-- Begin --
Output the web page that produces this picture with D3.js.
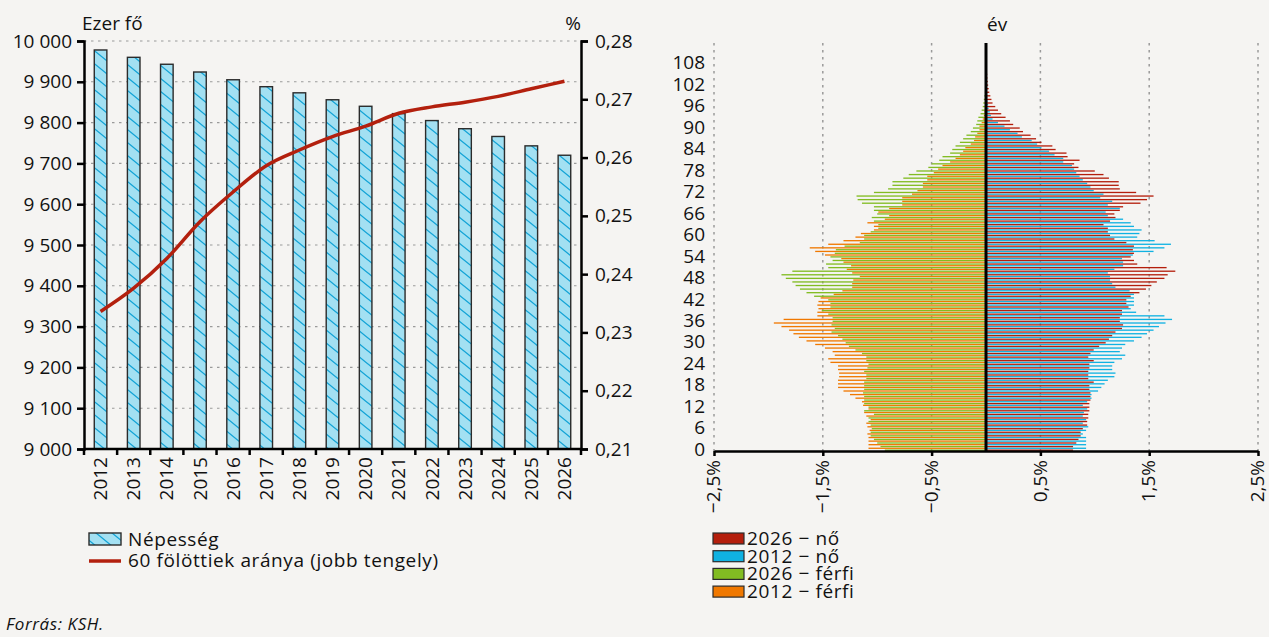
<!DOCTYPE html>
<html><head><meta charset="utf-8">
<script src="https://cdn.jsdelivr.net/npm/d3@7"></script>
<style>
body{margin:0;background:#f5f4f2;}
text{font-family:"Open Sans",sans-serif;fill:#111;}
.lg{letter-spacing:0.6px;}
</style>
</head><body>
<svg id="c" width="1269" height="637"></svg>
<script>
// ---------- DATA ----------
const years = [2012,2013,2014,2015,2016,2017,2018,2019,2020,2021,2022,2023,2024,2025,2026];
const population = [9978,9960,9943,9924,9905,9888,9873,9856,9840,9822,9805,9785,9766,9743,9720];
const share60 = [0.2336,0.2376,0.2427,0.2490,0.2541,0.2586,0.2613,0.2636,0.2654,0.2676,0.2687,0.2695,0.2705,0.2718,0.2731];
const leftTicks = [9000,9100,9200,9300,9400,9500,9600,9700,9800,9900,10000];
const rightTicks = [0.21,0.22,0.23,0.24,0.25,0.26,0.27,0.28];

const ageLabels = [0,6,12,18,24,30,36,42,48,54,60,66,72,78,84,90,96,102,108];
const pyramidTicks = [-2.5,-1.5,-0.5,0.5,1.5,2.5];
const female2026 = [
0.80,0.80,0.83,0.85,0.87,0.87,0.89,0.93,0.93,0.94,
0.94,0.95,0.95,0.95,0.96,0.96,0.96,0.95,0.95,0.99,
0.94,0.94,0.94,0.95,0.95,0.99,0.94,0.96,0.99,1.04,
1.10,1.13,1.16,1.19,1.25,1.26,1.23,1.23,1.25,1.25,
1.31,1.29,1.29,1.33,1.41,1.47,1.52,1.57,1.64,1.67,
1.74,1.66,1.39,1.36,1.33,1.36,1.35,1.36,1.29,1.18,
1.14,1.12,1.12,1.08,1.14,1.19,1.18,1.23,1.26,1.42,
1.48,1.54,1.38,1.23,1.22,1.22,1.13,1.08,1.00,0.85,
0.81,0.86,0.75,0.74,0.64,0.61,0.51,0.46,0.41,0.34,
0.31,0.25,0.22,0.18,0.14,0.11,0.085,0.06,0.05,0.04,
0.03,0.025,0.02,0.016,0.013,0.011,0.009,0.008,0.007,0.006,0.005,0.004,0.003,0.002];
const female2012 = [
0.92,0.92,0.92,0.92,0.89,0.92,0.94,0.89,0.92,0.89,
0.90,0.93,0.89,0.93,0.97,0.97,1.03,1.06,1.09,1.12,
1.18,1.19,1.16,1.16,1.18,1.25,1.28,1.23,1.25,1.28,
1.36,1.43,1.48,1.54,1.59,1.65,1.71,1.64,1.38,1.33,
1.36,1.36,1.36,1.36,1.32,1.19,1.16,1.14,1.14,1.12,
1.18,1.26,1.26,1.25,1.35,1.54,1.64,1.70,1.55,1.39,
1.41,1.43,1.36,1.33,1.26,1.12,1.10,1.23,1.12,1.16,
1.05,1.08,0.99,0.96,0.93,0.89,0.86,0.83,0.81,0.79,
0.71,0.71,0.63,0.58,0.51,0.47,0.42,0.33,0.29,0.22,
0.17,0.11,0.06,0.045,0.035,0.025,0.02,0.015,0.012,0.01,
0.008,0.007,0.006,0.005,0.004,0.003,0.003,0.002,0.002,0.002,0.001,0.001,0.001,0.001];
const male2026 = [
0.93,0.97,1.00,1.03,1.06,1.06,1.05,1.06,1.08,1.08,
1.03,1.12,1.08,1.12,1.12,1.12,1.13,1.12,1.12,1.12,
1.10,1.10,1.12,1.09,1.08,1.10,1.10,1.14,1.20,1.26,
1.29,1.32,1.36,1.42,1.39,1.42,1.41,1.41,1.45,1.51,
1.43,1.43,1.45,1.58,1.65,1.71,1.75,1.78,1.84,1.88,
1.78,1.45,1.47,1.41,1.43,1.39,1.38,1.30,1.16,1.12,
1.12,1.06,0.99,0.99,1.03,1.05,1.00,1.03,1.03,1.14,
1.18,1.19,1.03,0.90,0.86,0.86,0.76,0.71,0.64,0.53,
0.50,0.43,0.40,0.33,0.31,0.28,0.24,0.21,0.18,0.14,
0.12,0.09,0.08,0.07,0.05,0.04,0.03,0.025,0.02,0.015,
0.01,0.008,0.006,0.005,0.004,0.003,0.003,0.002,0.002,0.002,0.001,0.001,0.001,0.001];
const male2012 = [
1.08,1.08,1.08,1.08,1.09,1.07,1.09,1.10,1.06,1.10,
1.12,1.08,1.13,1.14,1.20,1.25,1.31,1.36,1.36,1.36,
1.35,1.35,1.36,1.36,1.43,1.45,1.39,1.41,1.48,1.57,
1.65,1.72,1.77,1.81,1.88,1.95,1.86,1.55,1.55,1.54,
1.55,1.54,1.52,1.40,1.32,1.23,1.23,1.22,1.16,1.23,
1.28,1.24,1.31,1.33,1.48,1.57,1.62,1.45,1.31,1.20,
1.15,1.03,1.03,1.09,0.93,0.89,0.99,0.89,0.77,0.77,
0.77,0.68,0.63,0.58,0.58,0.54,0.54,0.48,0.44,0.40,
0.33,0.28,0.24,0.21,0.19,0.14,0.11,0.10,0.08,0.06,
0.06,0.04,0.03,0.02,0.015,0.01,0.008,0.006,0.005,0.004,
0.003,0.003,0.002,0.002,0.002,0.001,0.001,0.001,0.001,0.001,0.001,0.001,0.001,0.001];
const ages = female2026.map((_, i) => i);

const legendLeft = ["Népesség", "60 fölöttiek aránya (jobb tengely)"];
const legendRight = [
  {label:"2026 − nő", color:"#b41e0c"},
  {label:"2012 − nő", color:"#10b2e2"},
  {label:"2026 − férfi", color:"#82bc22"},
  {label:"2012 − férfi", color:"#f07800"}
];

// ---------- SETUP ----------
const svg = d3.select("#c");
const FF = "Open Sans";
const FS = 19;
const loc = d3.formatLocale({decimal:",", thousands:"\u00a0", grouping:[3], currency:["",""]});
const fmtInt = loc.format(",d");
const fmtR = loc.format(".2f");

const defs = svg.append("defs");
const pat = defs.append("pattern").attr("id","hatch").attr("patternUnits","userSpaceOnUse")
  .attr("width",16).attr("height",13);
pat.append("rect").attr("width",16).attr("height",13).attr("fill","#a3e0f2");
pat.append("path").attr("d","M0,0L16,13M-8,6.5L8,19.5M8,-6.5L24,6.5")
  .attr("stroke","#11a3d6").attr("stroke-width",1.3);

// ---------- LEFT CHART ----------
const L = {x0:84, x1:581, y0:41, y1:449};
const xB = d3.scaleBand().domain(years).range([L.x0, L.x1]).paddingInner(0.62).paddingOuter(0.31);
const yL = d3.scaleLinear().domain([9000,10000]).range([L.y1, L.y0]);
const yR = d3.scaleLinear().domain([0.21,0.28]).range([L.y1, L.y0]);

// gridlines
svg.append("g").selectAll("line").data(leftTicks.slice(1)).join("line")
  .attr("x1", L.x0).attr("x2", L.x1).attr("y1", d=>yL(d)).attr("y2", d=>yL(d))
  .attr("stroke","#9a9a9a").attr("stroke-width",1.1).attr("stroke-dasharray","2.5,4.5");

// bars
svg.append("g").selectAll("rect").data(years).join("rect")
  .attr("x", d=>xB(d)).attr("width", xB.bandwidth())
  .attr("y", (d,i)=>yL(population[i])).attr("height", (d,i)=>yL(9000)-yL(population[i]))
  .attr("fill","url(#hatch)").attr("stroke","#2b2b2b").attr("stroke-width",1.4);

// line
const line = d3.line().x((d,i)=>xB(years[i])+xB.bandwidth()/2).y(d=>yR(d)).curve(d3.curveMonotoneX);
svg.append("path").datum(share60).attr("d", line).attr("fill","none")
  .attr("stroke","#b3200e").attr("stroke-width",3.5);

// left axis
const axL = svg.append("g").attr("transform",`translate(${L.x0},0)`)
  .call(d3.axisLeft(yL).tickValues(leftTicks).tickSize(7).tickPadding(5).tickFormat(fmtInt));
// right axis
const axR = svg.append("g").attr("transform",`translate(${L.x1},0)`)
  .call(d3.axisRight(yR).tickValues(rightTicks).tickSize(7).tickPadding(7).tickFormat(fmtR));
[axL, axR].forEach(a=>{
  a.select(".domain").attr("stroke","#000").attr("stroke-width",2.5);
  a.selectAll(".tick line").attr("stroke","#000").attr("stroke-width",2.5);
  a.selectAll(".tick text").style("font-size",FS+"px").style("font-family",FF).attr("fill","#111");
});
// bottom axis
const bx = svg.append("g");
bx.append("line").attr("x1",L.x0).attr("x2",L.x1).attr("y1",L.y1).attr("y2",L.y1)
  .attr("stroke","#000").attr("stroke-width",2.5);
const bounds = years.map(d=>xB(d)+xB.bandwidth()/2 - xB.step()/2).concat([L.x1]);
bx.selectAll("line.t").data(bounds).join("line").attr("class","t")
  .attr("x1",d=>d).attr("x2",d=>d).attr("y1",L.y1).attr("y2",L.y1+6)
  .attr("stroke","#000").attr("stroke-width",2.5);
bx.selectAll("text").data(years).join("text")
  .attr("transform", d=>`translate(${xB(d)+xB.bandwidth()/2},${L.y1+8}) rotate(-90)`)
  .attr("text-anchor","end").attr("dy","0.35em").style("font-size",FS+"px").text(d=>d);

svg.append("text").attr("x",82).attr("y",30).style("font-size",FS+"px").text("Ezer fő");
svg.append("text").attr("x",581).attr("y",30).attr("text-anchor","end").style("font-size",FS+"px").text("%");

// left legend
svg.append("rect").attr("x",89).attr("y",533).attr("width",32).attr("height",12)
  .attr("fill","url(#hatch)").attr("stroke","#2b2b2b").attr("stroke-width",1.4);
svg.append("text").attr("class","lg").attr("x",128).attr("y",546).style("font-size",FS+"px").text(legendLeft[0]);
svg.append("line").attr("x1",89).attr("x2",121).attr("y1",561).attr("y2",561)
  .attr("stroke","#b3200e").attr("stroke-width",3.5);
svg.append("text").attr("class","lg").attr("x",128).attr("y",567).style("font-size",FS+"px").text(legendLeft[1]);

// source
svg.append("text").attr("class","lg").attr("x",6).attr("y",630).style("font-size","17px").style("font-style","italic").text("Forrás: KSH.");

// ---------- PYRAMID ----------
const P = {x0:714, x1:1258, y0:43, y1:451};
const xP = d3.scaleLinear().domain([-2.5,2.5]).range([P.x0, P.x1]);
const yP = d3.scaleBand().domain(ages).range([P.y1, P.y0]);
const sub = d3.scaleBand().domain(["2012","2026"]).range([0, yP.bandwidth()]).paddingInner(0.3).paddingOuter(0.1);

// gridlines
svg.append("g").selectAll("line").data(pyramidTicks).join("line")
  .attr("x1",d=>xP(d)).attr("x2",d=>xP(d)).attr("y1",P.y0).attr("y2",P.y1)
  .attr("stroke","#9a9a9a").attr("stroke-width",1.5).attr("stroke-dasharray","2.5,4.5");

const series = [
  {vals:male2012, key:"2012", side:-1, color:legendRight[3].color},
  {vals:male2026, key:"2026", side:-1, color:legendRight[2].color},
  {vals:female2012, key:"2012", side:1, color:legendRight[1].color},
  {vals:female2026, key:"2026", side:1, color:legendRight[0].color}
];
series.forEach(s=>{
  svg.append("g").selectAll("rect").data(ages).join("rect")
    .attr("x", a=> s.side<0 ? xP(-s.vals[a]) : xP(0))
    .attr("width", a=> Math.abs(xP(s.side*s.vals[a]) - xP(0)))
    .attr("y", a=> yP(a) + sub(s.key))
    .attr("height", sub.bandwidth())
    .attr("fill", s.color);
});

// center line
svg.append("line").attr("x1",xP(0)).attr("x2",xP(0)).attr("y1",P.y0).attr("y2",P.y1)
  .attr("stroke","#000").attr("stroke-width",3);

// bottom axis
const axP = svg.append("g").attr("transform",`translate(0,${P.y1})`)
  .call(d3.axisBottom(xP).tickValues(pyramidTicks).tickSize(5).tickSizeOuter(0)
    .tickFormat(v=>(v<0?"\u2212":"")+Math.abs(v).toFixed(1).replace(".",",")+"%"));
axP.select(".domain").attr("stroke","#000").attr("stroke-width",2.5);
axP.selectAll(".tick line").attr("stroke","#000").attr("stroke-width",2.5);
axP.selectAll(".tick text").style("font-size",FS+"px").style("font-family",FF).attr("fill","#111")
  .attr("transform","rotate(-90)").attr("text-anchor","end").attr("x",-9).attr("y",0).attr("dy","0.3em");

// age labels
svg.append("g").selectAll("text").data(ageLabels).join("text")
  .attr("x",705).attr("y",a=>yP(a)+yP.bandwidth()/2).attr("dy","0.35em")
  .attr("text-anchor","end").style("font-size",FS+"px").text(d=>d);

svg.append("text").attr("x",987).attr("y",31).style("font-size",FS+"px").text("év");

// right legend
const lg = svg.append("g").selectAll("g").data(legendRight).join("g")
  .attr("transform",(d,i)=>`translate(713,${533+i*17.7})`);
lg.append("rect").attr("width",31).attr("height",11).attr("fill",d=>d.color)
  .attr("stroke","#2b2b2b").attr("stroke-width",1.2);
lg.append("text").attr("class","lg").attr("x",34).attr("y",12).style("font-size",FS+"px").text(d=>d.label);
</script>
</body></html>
-- End --
#### Exercise brief:
Skip the pictures and restate exactly the lines from the beginning of the listing to the line with "const rightTicks = [0.21,0.22,0.23,0.24,0.25,0.26,0.27,0.28];", that line included.

#### Finished exercise:
Output the web page that produces this picture with D3.js.
<!DOCTYPE html>
<html><head><meta charset="utf-8">
<script src="https://cdn.jsdelivr.net/npm/d3@7"></script>
<style>
body{margin:0;background:#f5f4f2;}
text{font-family:"Open Sans",sans-serif;fill:#111;}
.lg{letter-spacing:0.6px;}
</style>
</head><body>
<svg id="c" width="1269" height="637"></svg>
<script>
// ---------- DATA ----------
const years = [2012,2013,2014,2015,2016,2017,2018,2019,2020,2021,2022,2023,2024,2025,2026];
const population = [9978,9960,9943,9924,9905,9888,9873,9856,9840,9822,9805,9785,9766,9743,9720];
const share60 = [0.2336,0.2376,0.2427,0.2490,0.2541,0.2586,0.2613,0.2636,0.2654,0.2676,0.2687,0.2695,0.2705,0.2718,0.2731];
const leftTicks = [9000,9100,9200,9300,9400,9500,9600,9700,9800,9900,10000];
const rightTicks = [0.21,0.22,0.23,0.24,0.25,0.26,0.27,0.28];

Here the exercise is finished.